In a front-runner's rout, Republican Donald Trump roared to victory Tuesday in five contests across the Northeast and confidently declared himself the GOP's "presumptive nominee." Hillary Clinton was dominant in four Democratic races and now is 90 percent of the way to the number she needs to claim her own nomination.
Trump's and Clinton's wins propelled them ever closer to a general election showdown. Still, Sanders and Republicans Ted Cruz and John Kasich, vowed to keep running, even as opportunities to topple the leaders dwindle.
Trump still must negotiate a narrow path to keep from falling short of the delegates needed to seal the nomination before the Republican National Convention in July. Cruz and Kasich are working toward that result, which would leave Trump open to a floor fight in which delegates could turn to someone else.
Trump was having none of that. "It's over. As far as I'm concerned it's over," he declared at his victory rally in the lobby of Trump Tower in New York. He now has 77 percent of the delegates he needs.
With Clinton's four victories — she ceded only Rhode Island to Vermont Sen. Bernie Sanders — she now has 90 percent of the delegates she needs to become the first woman nominated by a major party. Clinton kept her focus firmly on the general election as she spoke to supporters Tuesday night, urging Sanders' loyal supporters to help her unify the Democratic Party and reaching out to GOP voters who may be unhappy with their party's options.
"If you are a Democrat, an independent or a thoughtful Republican, you know that their approach is not going to build an America where we increase opportunity or decrease inequality," Clinton said of the GOP candidates. She spoke in Philadelphia, where Democrats will gather in July for their nominating convention.
Sanders, in an interview with The Associated Press, conceded that he has a "very narrow path and we're going to have to win some big victories."
Trump's victories in Maryland, Pennsylvania, Connecticut, Delaware and Rhode Island were overwhelming, winning his closest race by just about 30 points. The businessman is the only candidate left in the three-person race who could possibly clinch the nomination through the regular voting process. Yet with 950 delegates now, he could still fall short of the 1,237 he needs.
Cruz and Kasich are desperately trying to keep Trump from that magic number and push the race to a convention fight. The Texas senator and Ohio governor even took the rare step of announcing plans to coordinate in upcoming contests to try to minimize Trump's delegate totals.
That effort did little to stop Trump from a big showing in the Northeast, where he picked up at least 105 of the 118 delegates up for grabs. Despite his solid win in Pennsylvania, the state's primary system means 54 of the delegates elected by voters will be free agents at the GOP convention, able to vote for the candidate of their choice.
Cruz spent Tuesday in Indiana, which votes next week. Indiana is one of Cruz's last best chances to slow Trump, and Kasich's campaign is pulling out of the state to give him a better opportunity to do so.
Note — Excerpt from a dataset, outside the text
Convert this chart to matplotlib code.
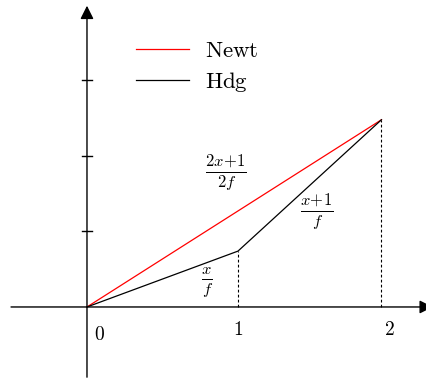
import numpy as np
import matplotlib
matplotlib.use("Agg")
import matplotlib.pyplot as plt

plt.rcParams.update({"mathtext.fontset": "cm", "font.family": "serif"})

# =============================================================================
# DATA
# =============================================================================
newt_x = [0, 1.95]
newt_y = [0, 2.48]
hdg_x = [0, 1, 1.95]
hdg_y = [0, 0.74, 2.48]
ytick_vals = [1, 2, 3]
xtick_vals = [1, 2]
xtick_labels = ["1", "2"]

# =============================================================================
# FIGURE
# =============================================================================
size = 14
fig = plt.figure(figsize=(4.26, 3.79), dpi=100)
ax = fig.add_axes([0, 0, 1, 1])
ax.set_xlim(-0.576, 2.245)
ax.set_ylim(-0.954, 4.066)
ax.axis("off")

# axes with arrows
arrow = dict(arrowstyle="-|>", color="k", lw=1.0, mutation_scale=20,
             shrinkA=0, shrinkB=0)
ax.annotate("", xy=(2.29, 0), xytext=(-0.503, 0), arrowprops=arrow,
            annotation_clip=False)
ax.annotate("", xy=(0, 3.99), xytext=(0, -0.93), arrowprops=arrow,
            annotation_clip=False)

# y ticks (no labels)
for yv in ytick_vals:
    ax.plot([-0.036, 0.036], [yv, yv], color="k", lw=1.0)

# curves
ax.plot(newt_x, newt_y, color="red", lw=0.9, label=r"$\mathrm{Newt}$")
ax.plot(hdg_x, hdg_y, color="k", lw=0.9, label=r"$\mathrm{Hdg}$")

# dashed drop lines
ax.plot([hdg_x[1], hdg_x[1]], [0, hdg_y[1]], color="k", lw=0.8,
        linestyle=(0, (2.5, 2)))
ax.plot([hdg_x[2], hdg_x[2]], [0, hdg_y[2]], color="k", lw=0.8,
        linestyle=(0, (2.5, 2)))

# x labels
ax.text(0.086, -0.37, r"$0$", size=size, ha="center", va="center")
for xv, lab in zip(xtick_vals, xtick_labels):
    ax.text(xv, -0.305, "$" + lab + "$", size=size, ha="center", va="center")

# fraction labels
ax.text(0.92, 1.79, r"$\frac{2x\!+\!1}{2f}$", size=size + 3, ha="center", va="center")
ax.text(1.52, 1.27, r"$\frac{x\!+\!1}{f}$", size=size + 3, ha="center", va="center")
ax.text(0.795, 0.32, r"$\frac{x}{f}$", size=size + 3, ha="center", va="center")

ax.legend(loc="upper left", bbox_to_anchor=(0.319, 0.894), frameon=False,
          prop={"size": 16.5}, handlelength=2.3, handletextpad=0.7,
          labelspacing=0.33, borderaxespad=0, borderpad=0)

plt.savefig("out.png", dpi=100)
plt.close()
"Tonight this campaign moves back to more favorable terrain," Cruz said during an evening rally in Knightstown, Indiana. His event was held at the "Hoosier gym," where some scenes were filmed for the 1986 movie, "Hoosiers," about a small-town Indiana basketball team that wins the state championship.
Trump has railed against his rivals' coordination, panning it as a "faulty deal" and has also cast efforts to push the nomination fight to the convention as evidence of a rigged process that favors political insiders.
Yet there's no doubt the GOP is deeply divided by his candidacy. In Pennsylvania, exit polls showed nearly 4 in 10 GOP voters said they would be excited by Trump becoming president, but the prospect of the real estate mogul in the White House scared a quarter of those who cast ballots in the state's Republican primary.
In another potential general election warning sign for Republicans, 6 in 10 GOP voters in Pennsylvania said the Republican campaign has divided the party — a sharp contrast to the 7 in 10 Democratic voters in the state who said the race between Clinton and Sanders has energized their party.
The exit polls were conducted by Edison Research for The Associated Press and television networks.
Democrats award delegates proportionally, which allowed Clinton to maintain her lead over Sanders even as he rattled off a string of wins in recent contests. According to the AP count, Clinton now has 2,141 delegates while Sanders has 1,321.
That count includes delegates won in primaries and caucuses, as well as superdelegates — party insiders who can back the candidate of their choice, regardless of how their state votes.
Sanders has vowed to stay in the race until voting wraps up in June. He continues to raise millions of dollars and attract big crowds, including Tuesday night in West Virginia, where he urged his supporters to recognize that they are "powerful people if you choose to exercise that power."
Clinton's advisers are eager for the Vermont senator to tone down his attacks on the former secretary of state. She's been reminding voters of the 2008 Democratic primary, when she endorsed Barack Obama after a tough campaign and urged her supporters to rally around her former rival.